[Material]:
>>>

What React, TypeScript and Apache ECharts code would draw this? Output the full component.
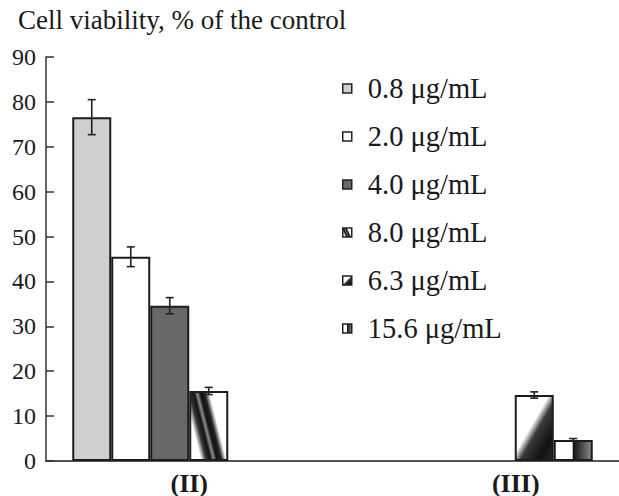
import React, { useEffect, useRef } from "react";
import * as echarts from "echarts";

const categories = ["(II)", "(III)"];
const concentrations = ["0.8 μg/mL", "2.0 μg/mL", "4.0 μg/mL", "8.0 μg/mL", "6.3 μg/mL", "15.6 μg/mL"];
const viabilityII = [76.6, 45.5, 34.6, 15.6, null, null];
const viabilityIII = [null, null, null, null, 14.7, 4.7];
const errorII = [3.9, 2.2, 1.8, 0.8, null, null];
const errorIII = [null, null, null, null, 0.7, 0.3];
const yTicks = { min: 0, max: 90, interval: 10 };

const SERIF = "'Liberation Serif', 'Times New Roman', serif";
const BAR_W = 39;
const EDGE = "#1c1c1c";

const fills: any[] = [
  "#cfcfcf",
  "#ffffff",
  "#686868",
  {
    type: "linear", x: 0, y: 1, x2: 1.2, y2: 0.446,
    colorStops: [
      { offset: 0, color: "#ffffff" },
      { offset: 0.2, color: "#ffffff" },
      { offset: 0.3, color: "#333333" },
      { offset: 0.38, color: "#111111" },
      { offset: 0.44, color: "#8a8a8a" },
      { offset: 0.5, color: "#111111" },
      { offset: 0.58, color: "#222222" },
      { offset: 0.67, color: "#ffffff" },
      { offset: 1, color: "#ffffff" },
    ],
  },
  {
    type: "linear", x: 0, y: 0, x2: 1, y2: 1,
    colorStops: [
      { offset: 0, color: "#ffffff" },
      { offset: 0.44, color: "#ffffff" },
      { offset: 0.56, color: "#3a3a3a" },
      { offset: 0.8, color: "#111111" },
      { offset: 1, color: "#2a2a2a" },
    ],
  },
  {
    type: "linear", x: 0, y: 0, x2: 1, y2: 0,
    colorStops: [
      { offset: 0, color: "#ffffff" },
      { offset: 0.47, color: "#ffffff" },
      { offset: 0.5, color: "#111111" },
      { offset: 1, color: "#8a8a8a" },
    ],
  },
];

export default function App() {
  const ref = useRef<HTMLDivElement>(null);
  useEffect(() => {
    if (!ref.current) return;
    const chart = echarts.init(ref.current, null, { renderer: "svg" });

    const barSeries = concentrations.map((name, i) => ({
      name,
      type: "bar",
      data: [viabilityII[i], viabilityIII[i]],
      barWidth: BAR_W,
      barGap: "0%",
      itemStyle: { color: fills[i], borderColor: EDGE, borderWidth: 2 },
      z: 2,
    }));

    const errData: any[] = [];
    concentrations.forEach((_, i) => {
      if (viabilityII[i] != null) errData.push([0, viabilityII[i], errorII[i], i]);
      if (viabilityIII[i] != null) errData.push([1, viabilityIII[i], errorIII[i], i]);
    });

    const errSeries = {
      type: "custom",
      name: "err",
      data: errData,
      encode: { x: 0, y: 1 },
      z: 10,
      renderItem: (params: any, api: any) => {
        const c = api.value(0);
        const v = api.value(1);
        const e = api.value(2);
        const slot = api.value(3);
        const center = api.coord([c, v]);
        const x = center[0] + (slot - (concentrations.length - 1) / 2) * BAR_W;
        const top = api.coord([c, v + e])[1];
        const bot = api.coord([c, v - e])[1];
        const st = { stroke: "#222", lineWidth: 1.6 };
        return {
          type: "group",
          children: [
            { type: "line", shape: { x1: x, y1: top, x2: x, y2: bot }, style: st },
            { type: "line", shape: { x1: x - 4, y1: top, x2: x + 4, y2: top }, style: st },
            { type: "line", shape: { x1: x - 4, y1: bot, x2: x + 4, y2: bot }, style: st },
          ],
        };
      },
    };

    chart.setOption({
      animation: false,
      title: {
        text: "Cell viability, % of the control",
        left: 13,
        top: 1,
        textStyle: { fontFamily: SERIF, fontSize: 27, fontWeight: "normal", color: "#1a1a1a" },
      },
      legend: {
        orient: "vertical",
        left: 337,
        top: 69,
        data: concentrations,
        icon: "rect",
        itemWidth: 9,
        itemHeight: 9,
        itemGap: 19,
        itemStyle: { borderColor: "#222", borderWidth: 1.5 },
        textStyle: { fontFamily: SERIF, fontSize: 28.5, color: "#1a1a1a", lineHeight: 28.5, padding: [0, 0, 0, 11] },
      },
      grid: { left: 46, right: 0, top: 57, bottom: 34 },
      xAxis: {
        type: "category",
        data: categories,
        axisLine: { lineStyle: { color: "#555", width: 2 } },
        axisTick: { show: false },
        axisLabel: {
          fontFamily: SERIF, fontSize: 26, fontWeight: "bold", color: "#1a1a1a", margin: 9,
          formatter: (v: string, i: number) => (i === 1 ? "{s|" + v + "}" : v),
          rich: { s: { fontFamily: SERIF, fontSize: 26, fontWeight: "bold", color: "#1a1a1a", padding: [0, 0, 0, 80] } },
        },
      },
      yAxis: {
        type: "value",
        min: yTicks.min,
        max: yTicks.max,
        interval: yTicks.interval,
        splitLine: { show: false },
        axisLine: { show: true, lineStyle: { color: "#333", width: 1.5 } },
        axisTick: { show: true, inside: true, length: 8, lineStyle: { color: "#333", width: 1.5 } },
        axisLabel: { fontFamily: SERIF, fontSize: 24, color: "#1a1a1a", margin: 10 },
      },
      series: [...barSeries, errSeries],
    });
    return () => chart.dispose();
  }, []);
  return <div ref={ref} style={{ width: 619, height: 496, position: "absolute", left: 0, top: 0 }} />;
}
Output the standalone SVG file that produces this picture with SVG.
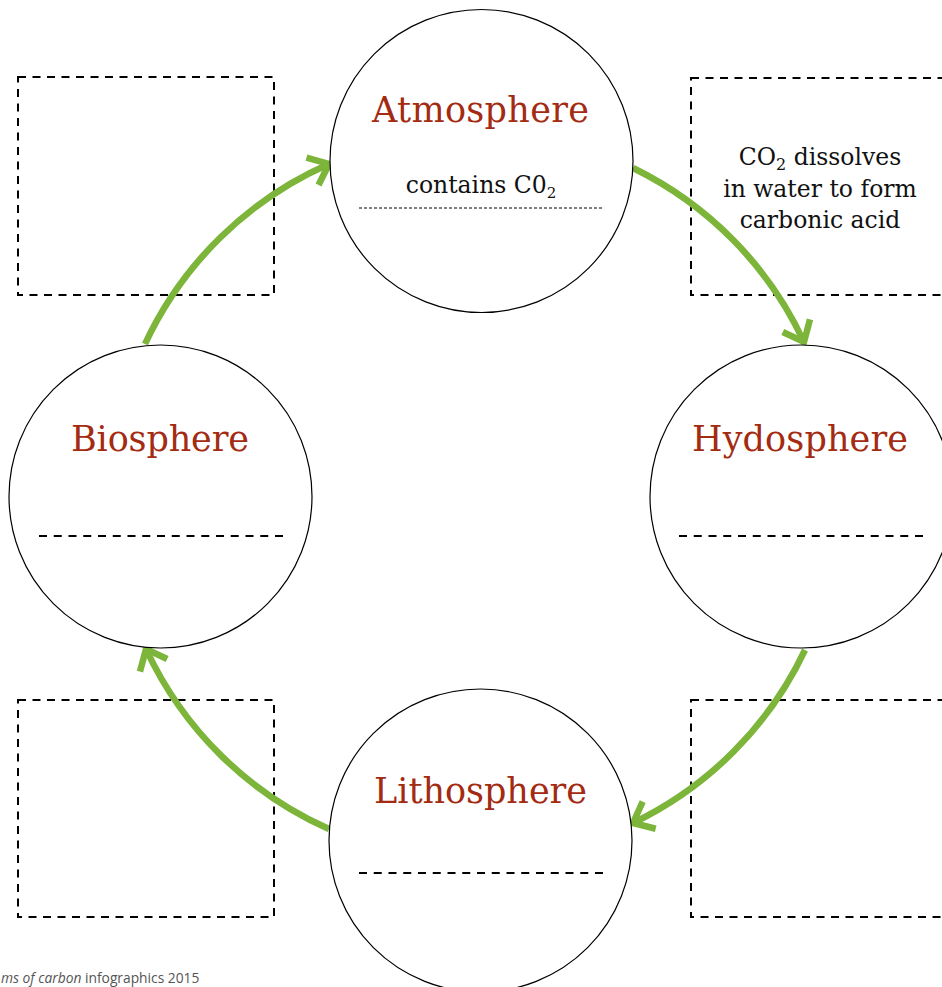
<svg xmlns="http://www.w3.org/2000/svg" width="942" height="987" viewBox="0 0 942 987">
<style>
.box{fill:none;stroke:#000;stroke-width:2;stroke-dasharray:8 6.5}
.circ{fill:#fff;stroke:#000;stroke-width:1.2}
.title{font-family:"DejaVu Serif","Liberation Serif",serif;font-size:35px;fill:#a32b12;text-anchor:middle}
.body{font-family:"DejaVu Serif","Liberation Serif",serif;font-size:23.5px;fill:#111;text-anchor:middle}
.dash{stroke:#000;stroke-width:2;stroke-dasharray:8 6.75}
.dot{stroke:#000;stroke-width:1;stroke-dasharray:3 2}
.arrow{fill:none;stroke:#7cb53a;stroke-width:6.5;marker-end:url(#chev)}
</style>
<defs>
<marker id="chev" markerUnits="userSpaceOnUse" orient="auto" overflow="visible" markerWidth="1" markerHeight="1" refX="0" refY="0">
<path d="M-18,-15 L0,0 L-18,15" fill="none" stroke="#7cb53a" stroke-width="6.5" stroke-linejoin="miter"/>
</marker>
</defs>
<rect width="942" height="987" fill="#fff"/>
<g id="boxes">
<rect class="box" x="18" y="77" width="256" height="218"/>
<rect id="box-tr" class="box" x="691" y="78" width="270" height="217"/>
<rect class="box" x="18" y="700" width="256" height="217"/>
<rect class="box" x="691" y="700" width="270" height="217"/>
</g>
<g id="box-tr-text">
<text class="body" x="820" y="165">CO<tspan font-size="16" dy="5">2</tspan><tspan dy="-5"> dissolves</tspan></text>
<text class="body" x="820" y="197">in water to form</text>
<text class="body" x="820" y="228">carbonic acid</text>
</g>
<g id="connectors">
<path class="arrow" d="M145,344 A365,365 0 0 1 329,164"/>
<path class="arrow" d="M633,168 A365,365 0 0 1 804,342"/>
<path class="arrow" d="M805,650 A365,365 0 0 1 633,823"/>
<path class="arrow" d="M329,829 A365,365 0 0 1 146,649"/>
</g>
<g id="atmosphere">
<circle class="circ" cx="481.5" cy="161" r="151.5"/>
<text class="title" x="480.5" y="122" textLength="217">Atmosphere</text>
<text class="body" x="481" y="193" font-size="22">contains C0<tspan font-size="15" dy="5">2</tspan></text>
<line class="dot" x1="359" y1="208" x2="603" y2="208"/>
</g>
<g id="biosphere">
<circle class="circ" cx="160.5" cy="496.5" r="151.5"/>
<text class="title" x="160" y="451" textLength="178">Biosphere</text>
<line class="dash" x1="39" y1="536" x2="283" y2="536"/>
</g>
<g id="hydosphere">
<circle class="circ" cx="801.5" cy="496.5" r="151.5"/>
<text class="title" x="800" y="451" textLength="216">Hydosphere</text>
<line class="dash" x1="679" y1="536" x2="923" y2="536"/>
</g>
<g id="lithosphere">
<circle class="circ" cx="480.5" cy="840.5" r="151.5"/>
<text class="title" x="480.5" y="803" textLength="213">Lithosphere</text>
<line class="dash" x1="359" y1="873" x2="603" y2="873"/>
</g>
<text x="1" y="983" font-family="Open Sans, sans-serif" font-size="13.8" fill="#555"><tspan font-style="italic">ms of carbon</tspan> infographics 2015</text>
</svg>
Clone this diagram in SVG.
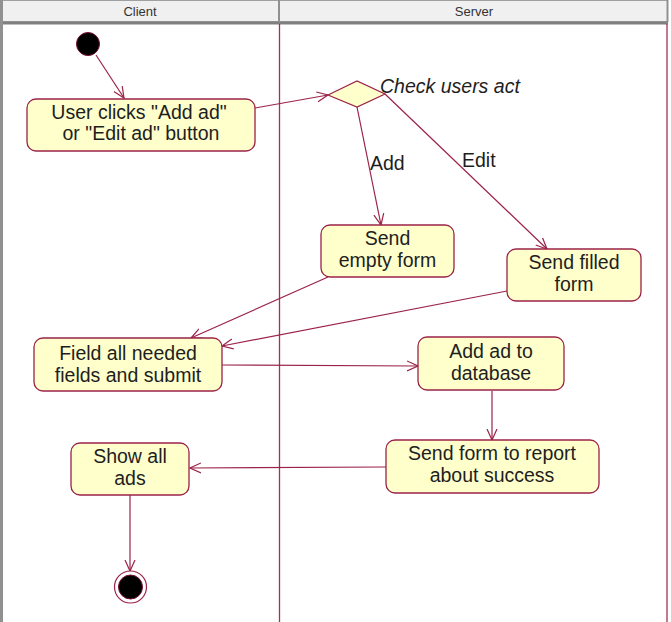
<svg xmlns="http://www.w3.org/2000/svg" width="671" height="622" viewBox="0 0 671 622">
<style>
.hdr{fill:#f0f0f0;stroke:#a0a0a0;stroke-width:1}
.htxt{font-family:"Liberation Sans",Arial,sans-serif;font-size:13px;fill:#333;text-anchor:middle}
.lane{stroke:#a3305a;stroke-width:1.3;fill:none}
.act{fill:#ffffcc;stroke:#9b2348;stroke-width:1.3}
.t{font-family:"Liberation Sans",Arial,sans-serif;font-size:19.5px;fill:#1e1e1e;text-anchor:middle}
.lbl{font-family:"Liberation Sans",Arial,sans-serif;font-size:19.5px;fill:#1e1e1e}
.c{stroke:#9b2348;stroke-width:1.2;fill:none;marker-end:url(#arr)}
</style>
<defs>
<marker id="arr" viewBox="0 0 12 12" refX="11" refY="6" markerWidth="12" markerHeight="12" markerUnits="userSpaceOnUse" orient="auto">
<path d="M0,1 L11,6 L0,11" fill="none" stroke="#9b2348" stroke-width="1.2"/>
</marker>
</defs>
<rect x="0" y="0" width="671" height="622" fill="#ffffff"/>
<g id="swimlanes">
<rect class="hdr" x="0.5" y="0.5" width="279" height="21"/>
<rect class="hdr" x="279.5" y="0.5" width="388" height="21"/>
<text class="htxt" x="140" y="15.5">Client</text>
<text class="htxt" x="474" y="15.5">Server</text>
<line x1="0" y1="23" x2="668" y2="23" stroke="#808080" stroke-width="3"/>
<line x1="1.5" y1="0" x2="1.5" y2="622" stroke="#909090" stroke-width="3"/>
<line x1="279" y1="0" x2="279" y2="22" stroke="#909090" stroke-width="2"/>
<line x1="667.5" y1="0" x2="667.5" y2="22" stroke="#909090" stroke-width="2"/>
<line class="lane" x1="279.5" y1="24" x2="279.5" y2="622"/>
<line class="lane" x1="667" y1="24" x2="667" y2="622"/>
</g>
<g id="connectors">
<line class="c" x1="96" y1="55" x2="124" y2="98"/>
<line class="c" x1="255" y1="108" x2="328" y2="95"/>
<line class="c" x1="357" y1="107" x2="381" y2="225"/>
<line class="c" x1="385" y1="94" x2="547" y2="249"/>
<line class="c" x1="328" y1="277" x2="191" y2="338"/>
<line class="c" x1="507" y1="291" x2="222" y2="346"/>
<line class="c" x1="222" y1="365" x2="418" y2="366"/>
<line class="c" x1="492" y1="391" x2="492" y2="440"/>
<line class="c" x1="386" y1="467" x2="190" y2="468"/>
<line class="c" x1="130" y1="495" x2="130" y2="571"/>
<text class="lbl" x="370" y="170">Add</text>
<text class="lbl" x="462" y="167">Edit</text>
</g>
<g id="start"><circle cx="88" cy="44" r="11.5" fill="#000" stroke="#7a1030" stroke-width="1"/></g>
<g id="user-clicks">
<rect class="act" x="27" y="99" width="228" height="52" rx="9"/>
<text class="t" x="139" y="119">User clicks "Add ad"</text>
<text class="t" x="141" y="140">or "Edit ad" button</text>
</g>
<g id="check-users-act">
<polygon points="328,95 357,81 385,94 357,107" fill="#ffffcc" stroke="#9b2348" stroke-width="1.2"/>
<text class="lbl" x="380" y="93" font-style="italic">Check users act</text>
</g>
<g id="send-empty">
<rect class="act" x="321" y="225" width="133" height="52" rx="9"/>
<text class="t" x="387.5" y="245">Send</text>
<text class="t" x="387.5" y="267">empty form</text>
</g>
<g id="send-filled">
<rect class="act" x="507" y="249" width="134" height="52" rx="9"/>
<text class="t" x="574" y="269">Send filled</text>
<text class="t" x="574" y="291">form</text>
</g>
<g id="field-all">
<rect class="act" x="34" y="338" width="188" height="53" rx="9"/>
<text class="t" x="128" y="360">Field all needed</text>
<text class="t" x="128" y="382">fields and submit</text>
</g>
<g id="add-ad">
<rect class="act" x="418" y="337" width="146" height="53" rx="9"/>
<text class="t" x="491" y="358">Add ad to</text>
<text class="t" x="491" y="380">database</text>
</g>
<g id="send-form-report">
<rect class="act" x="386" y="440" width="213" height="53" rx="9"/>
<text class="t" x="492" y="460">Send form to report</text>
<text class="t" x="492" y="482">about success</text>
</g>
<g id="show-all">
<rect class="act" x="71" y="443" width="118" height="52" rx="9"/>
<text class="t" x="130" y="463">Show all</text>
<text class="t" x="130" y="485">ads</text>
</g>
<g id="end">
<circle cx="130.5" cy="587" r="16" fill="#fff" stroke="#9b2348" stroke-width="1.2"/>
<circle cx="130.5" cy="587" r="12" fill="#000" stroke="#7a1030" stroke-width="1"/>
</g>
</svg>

<<<

[What is asked]:
Write out, word for word, the lines from the start of the data through the one holding "import * as". Omit pictures.

[Output]:
What React, TypeScript and Apache ECharts code would draw this? Output the full component.
import React, { useEffect, useRef } from "react";
import * as echarts from "echarts";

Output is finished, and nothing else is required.